The colors of the boat look so brilliant that they detract the "serene" mood to me.

Maybe I would get much closer to this characteristic trunk and include just the front half of the boat using the same lens.  Along with more exaggerated perspective, the resulted image would create a nice surreal mood.
Title: Re: Wee boat
Post by: armando_m on January 21, 2016, 23:25:09
Anthony, Wannabe, Akira, thanks for your comments!

maybe I'll try one with the boat desaturated to a point

Cheers!
Title: Re: Wee boat
Post by: Wannabebetter on January 22, 2016, 00:05:33
Anthony, Wannabe, Akira, thanks for your comments!

maybe I'll try one with the boat desaturated to a point

Cheers!

All in good humor!
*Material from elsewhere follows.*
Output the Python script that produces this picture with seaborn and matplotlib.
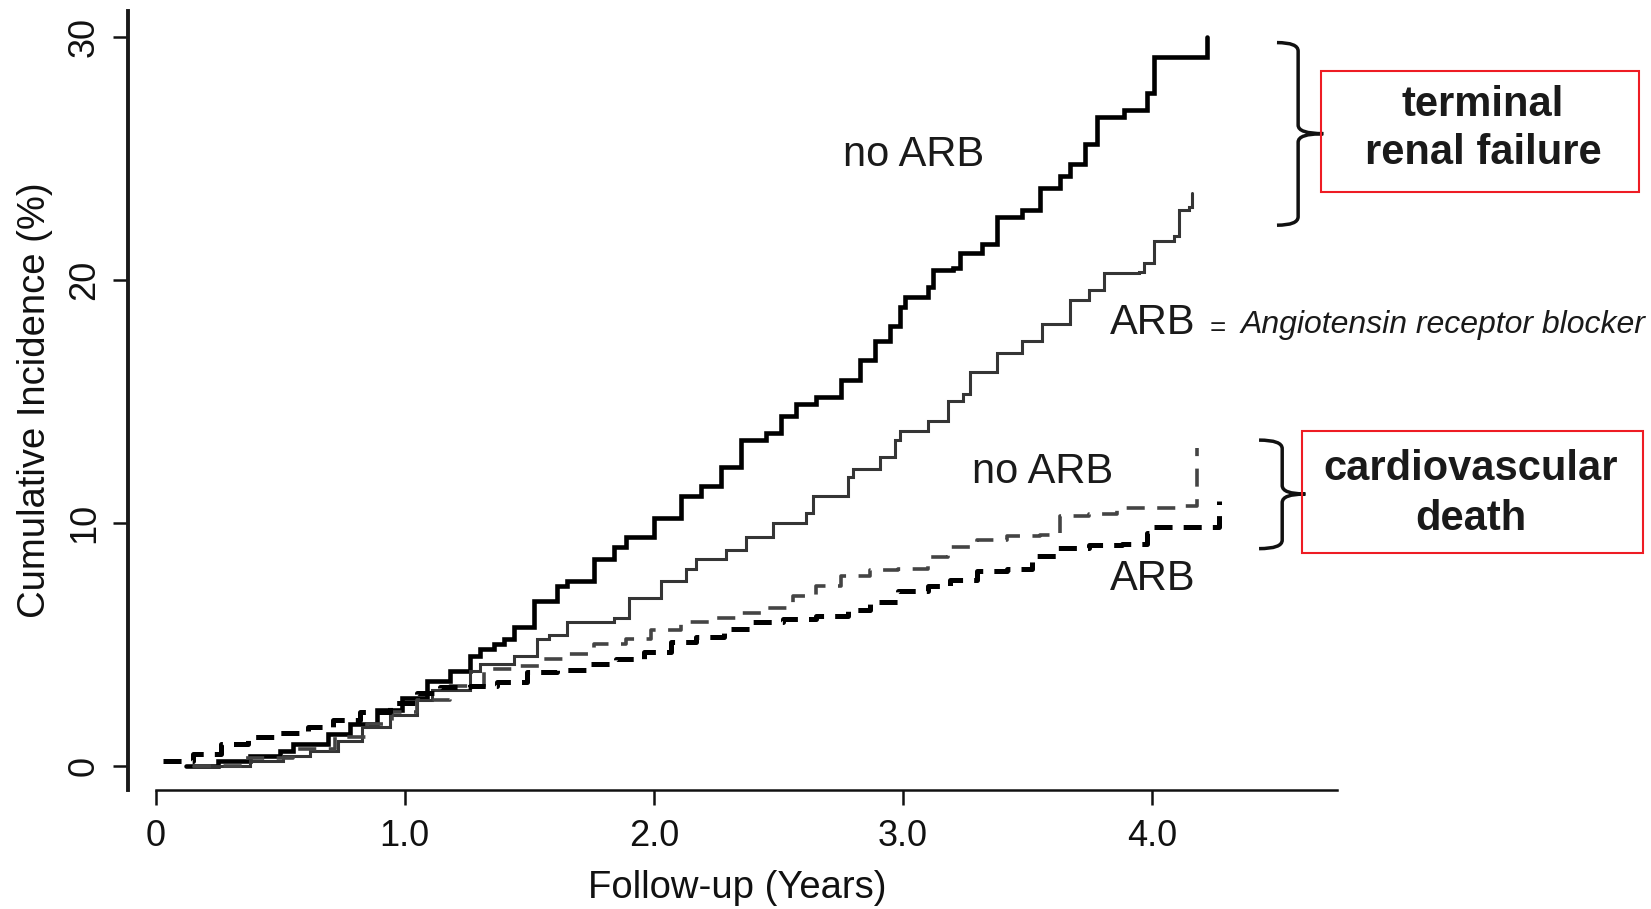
import matplotlib
matplotlib.use("Agg")
import matplotlib.pyplot as plt
from matplotlib.patches import Rectangle, PathPatch
from matplotlib.path import Path
from matplotlib import font_manager
import pandas as pd
import seaborn as sns

# Cumulative incidence (%) over follow-up (years), stored as step-curve corners
renal_noarb_t = [0.12, 0.25, 0.38, 0.50, 0.55, 0.69, 0.78, 0.89, 0.99, 1.09, 1.18, 1.26, 1.30, 1.36,
                 1.40, 1.44, 1.52, 1.61, 1.65, 1.76, 1.84, 1.89, 2.00, 2.11, 2.19, 2.27, 2.35, 2.45,
                 2.51, 2.57, 2.65, 2.75, 2.83, 2.89, 2.95, 2.99, 3.01, 3.10, 3.12, 3.20, 3.23, 3.32,
                 3.38, 3.48, 3.55, 3.63, 3.67, 3.73, 3.78, 3.89, 3.98, 4.01, 4.22]
renal_noarb_y = [0.0, 0.2, 0.4, 0.6, 0.9, 1.3, 1.7, 2.3, 2.8, 3.5, 3.9, 4.5, 4.8, 5.0,
                 5.2, 5.7, 6.8, 7.4, 7.6, 8.5, 9.0, 9.4, 10.2, 11.1, 11.5, 12.3, 13.4, 13.7,
                 14.4, 14.9, 15.2, 15.9, 16.7, 17.5, 18.1, 18.9, 19.3, 19.7, 20.4, 20.5, 21.1, 21.5,
                 22.6, 22.9, 23.8, 24.3, 24.8, 25.6, 26.7, 27.0, 27.7, 29.2, 30.0]

renal_arb_t = [0.15, 0.38, 0.51, 0.62, 0.73, 0.83, 0.94, 1.05, 1.11, 1.26, 1.30, 1.44, 1.53, 1.58,
               1.65, 1.84, 1.90, 2.03, 2.13, 2.17, 2.29, 2.37, 2.48, 2.61, 2.64, 2.78, 2.80, 2.91,
               2.97, 2.99, 3.10, 3.18, 3.24, 3.27, 3.38, 3.48, 3.56, 3.67, 3.75, 3.81, 3.95, 3.97,
               4.01, 4.09, 4.11, 4.15, 4.16]
renal_arb_y = [0.0, 0.2, 0.4, 0.6, 1.0, 1.6, 2.1, 2.7, 3.1, 3.9, 4.2, 4.5, 5.2, 5.4,
               5.9, 6.1, 6.9, 7.6, 8.1, 8.5, 8.9, 9.4, 10.0, 10.4, 11.1, 11.9, 12.2, 12.7,
               13.4, 13.8, 14.2, 15.0, 15.3, 16.2, 17.0, 17.5, 18.2, 19.2, 19.6, 20.3, 20.35, 20.7,
               21.6, 21.8, 22.9, 23.0, 23.6]

cv_noarb_t = [0.15, 0.35, 0.55, 0.72, 0.85, 0.95, 1.05, 1.18, 1.32, 1.44, 1.56, 1.65, 1.76, 1.89,
              1.99, 2.11, 2.23, 2.35, 2.45, 2.56, 2.65, 2.75, 2.87, 2.98, 3.10, 3.18, 3.30, 3.42,
              3.55, 3.63, 3.75, 3.86, 4.00, 4.13, 4.18]
cv_noarb_y = [0.0, 0.3, 0.7, 1.2, 1.7, 2.2, 2.7, 3.3, 4.0, 4.1, 4.4, 4.6, 5.0, 5.2,
              5.6, 5.9, 6.1, 6.3, 6.5, 7.0, 7.4, 7.8, 8.06, 8.1, 8.6, 9.0, 9.3, 9.45,
              9.5, 10.3, 10.35, 10.6, 10.62, 10.7, 13.1]

cv_arb_t = [0.03, 0.15, 0.26, 0.37, 0.49, 0.61, 0.71, 0.82, 0.94, 1.05, 1.14, 1.26, 1.37, 1.49,
            1.61, 1.74, 1.85, 1.96, 2.07, 2.17, 2.28, 2.40, 2.52, 2.65, 2.78, 2.87, 2.98, 3.10,
            3.19, 3.30, 3.42, 3.52, 3.62, 3.75, 3.88, 3.98, 3.99, 4.27]
cv_arb_y = [0.2, 0.5, 0.9, 1.2, 1.35, 1.6, 1.9, 2.2, 2.6, 3.0, 3.25, 3.3, 3.45, 3.85,
            3.95, 4.2, 4.4, 4.7, 5.1, 5.3, 5.65, 5.9, 6.05, 6.15, 6.4, 6.75, 7.2, 7.4,
            7.65, 8.0, 8.1, 8.65, 8.95, 9.1, 9.15, 9.6, 9.85, 10.9]

x_ticks = [0, 1, 2, 3, 4]
x_tick_labels = ["0", "1.0", "2.0", "3.0", "4.0"]
y_ticks = [0, 10, 20, 30]
y_tick_labels = ["0", "10", "20", "30"]

sns.set_theme(style="white")
available = {f.name for f in font_manager.fontManager.ttflist}
narrow = "Liberation Sans Narrow" in available
axis_family = ["Liberation Sans Narrow", "DejaVu Sans"] if narrow else ["Liberation Sans", "DejaVu Sans"]
tick_size = 30 if narrow else 26
label_size = 33 if narrow else 27.5
plt.rcParams["font.family"] = ["Liberation Sans", "DejaVu Sans"]
plt.rcParams["lines.scale_dashes"] = False

ink = "#111111"
fig = plt.figure(figsize=(16.51, 9.09), dpi=100)
ax = fig.add_axes([0.0778, 0.1309, 0.732, 0.8575])

curves = [
    (renal_noarb_t, renal_noarb_y, "#000000", 3.3, None),
    (renal_arb_t, renal_arb_y, "#353535", 2.2, None),
    (cv_noarb_t, cv_noarb_y, "#444444", 2.6, (13, 9)),
    (cv_arb_t, cv_arb_y, "#000000", 3.6, (13, 8)),
]
for t, y, col, lw, dash in curves:
    df = pd.DataFrame({"t": t, "y": y})
    sns.lineplot(data=df, x="t", y="y", ax=ax, drawstyle="steps-post", estimator=None,
                 sort=False, color=col, lw=lw, legend=False)
    line = ax.lines[-1]
    line.set_solid_joinstyle("miter")
    if dash:
        line.set_dashes(dash)
        line.set_dash_capstyle("butt")

ax.set_xlim(-0.11, 4.744)
ax.set_ylim(-1.0, 31.1)
ax.spines[["top", "right"]].set_visible(False)
ax.spines["left"].set_linewidth(2.8)
ax.spines["left"].set_color("#1a1a1a")
ax.spines["bottom"].set_linewidth(1.8)
ax.spines["bottom"].set_color(ink)
ax.spines["bottom"].set_bounds(0, 4.744)

ax.set_xticks(x_ticks)
ax.set_xticklabels(x_tick_labels, fontfamily=axis_family, fontsize=tick_size, color=ink)
ax.set_yticks(y_ticks)
ax.set_yticklabels(y_tick_labels, fontfamily=axis_family, fontsize=tick_size, color=ink,
                   rotation=90, va="center")
ax.tick_params(axis="both", direction="out", length=11, width=1.8, color=ink,
               bottom=True, left=True)
ax.tick_params(axis="x", pad=10)
ax.tick_params(axis="y", pad=8)

ax.set_xlabel("Follow-up (Years)", fontfamily=axis_family, fontsize=label_size, color=ink)
ax.set_ylabel("Cumulative Incidence (%)", fontfamily=axis_family, fontsize=label_size, color=ink)
ax.xaxis.set_label_coords(0.5035, -0.126)
ax.xaxis.label.set_va("center")
ax.yaxis.set_label_coords(-0.0774, 0.5)
ax.yaxis.label.set_va("center")


def brace(x_tip, x_v, x_pt, y_top, y_bot, y_mid, ry=0.35):
    verts = [(x_tip, y_top), (x_v, y_top), (x_v, y_top - ry), (x_v, y_mid + ry),
             (x_v, y_mid), (x_pt, y_mid),
             (x_pt, y_mid), (x_v, y_mid), (x_v, y_mid - ry), (x_v, y_bot + ry),
             (x_v, y_bot), (x_tip, y_bot)]
    codes = [Path.MOVETO, Path.CURVE3, Path.CURVE3, Path.LINETO, Path.CURVE3, Path.CURVE3,
             Path.MOVETO, Path.CURVE3, Path.CURVE3, Path.LINETO, Path.CURVE3, Path.CURVE3]
    ax.add_patch(PathPatch(Path(verts, codes), fill=False, lw=2.5, edgecolor=ink,
                           clip_on=False, capstyle="butt"))


brace(4.503, 4.588, 4.689, 29.78, 22.26, 26.03)
brace(4.431, 4.524, 4.617, 13.41, 8.94, 11.19)

red = "#ee1c24"
ax.add_patch(Rectangle((4.681, 23.64), 5.958 - 4.681, 28.61 - 23.64, fill=False,
                       edgecolor=red, lw=1.5, clip_on=False))
ax.add_patch(Rectangle((4.605, 8.76), 5.975 - 4.605, 13.80 - 8.76, fill=False,
                       edgecolor=red, lw=1.5, clip_on=False))

txt = "#1a1a1a"
ax.text(5.33, 27.2, "terminal", fontsize=30, fontweight="bold", ha="center", va="center", color=txt)
ax.text(5.33, 25.25, "renal failure", fontsize=30, fontweight="bold", ha="center", va="center", color=txt)
ax.text(5.28, 12.23, "cardiovascular", fontsize=30, fontweight="bold", ha="center", va="center", color=txt)
ax.text(5.28, 10.15, "death", fontsize=30, fontweight="bold", ha="center", va="center", color=txt)

ax.text(3.044, 25.16, "no ARB", fontsize=30, ha="center", va="center", color=txt)
ax.text(4.004, 18.22, "ARB", fontsize=30, ha="center", va="center", color=txt)
ax.text(4.266, 18.0, "=", fontsize=20, ha="center", va="center", color=txt)
ax.text(4.355, 18.13, "Angiotensin receptor blocker", fontsize=23, style="italic",
        ha="left", va="center", color=txt)
ax.text(3.56, 12.10, "no ARB", fontsize=30, ha="center", va="center", color=txt)
ax.text(4.004, 7.68, "ARB", fontsize=30, ha="center", va="center", color=txt)

fig.savefig("out.png", dpi=100, facecolor="white")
Cheers!
Title: Re: Wee boat
Post by: Erik Lund on January 22, 2016, 08:54:09
Get closer seems to come to my mind as well ;)
Title: Re: Wee boat
Post by: Jan Anne on January 22, 2016, 12:45:15
Just crop a third of the bottom (half way the reflection of the boat) and the boat becomes centre stage message wise.

Excellent image btw mood wise, really want to be there and go for a ride in that yellow boat  :)
Title: Re: Wee boat
Post by: armando_m on January 22, 2016, 18:27:52
here is another version that I like
some cropping, playing with the sliders in b&w, and burn the bottom portion of the boat

(https://armando-m.smugmug.com/Travel/Camecuaro/i-Lqv9jXB/0/X2/_DSC7714_DxO-2-X2.jpg)

this is probably an example that composing with a wide angle is not that simple
Title: Re: Wee boat
Post by: Fons Baerken on January 22, 2016, 20:02:59
i Happen to like the colour version better the crop works well, WA you have to go low and deep and on the equal focal plane is my xperience
Title: Re: Wee boat
Post by: armando_m on January 22, 2016, 20:56:10
Thank you Fons
Title: Re: Wee boat
Post by: Thomas G on January 22, 2016, 21:43:10
I like the 'driving a shim into the scene' character of the intruding boad.
It's gone in the B&W, I'd like to have it back and to emphasis it even more.
A 16:9 does this, I think by enhancing the diagonal aspect, the boad rides in on the shadow
extending (extrapolating) to the left down corner.
I also think the color version matches this idea better.